Here are some key findings and recommendations we would like to highlight:
- Prepare for disaster: time is precious when disasters come. Develop plans and protocols before disaster strikes. Experience has demonstrated that agencies have very limited time to respond to an event. For instance, it is critical to have well-established procedures to move critical equipment to higher ground in the event of flooding. Planning ahead can make disaster response and recovery more manageable, and reduce damage to critical assets.
- When planning and designing infrastructure, take into account current as well as future climate risk. Look at climate projections carefully to identify the appropriate technical standards. NYC and NJ are currently installing water-proof signaling and electrical systems to account for future sea level rise and storm surges.
- Develop vulnerability assessments. It is possible to identify critical assets with high exposure. Ideally, consideration should be given to all stressors that can potentially affect the rail infrastructure: earthquakes, sea level rise, landslides, extreme heat, cold, rainfall, snow fall, etc. Transit agencies should partner with climate science institutions and universities to provide climate modeling and other information essential to developing vulnerability assessments.
- Prioritize the mission-critical and most vulnerable parts of the system. MTA and PATH understand that they will lose assets when disaster strikes. An agency must decide what they cannot afford to lose and protect it, and focus their limited resources accordingly. Developing a plan that prioritizes critical infrastructure and systems is essential.
- Create redundancy in the transport network: When disaster strikes, affected rail services can be temporarily complemented with more services. During Sandy, the MTA replaced rail services with a “Bus Bridge” during the emergency and recovery period that transported millions of people monthly.
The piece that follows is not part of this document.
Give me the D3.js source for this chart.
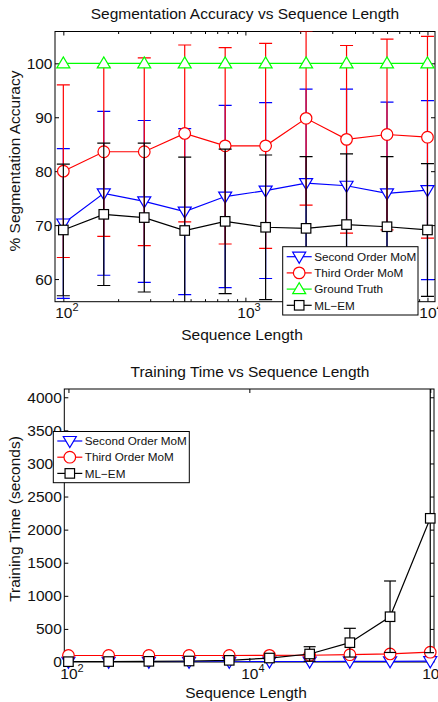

- Consider insuring operational revenues. Insuring income against potential climate and natural disaster risks can protect transit agencies against economic and financial loss. MTA prevented substantial losses by insuring operational revenue against disasters like Sandy. Their insurance protection was funded through “catastrophe bonds” by a private, special-purpose insurer.
- Modernizing train control, electrical and communication systems enhances climate resilience, but also improves everyday performance and reliability. Systems are typically some of the most critical, vulnerable, and expensive network items. Adaptive measures can be relatively simple, such as replacing exposed cabling with fiber optic or more rugged cabling materials. Implementing modern train control and signaling systems also reduces vulnerability.
- Postponing maintenance increases vulnerability. The NYC rail systems suffered from the consequences of decades of deferred maintenance. This led to many structural and service reliability problems that affected the resiliency of the rail network. Regular inspection, maintenance, and a modern asset management system (with a full inventory of assets) are essential for resilience.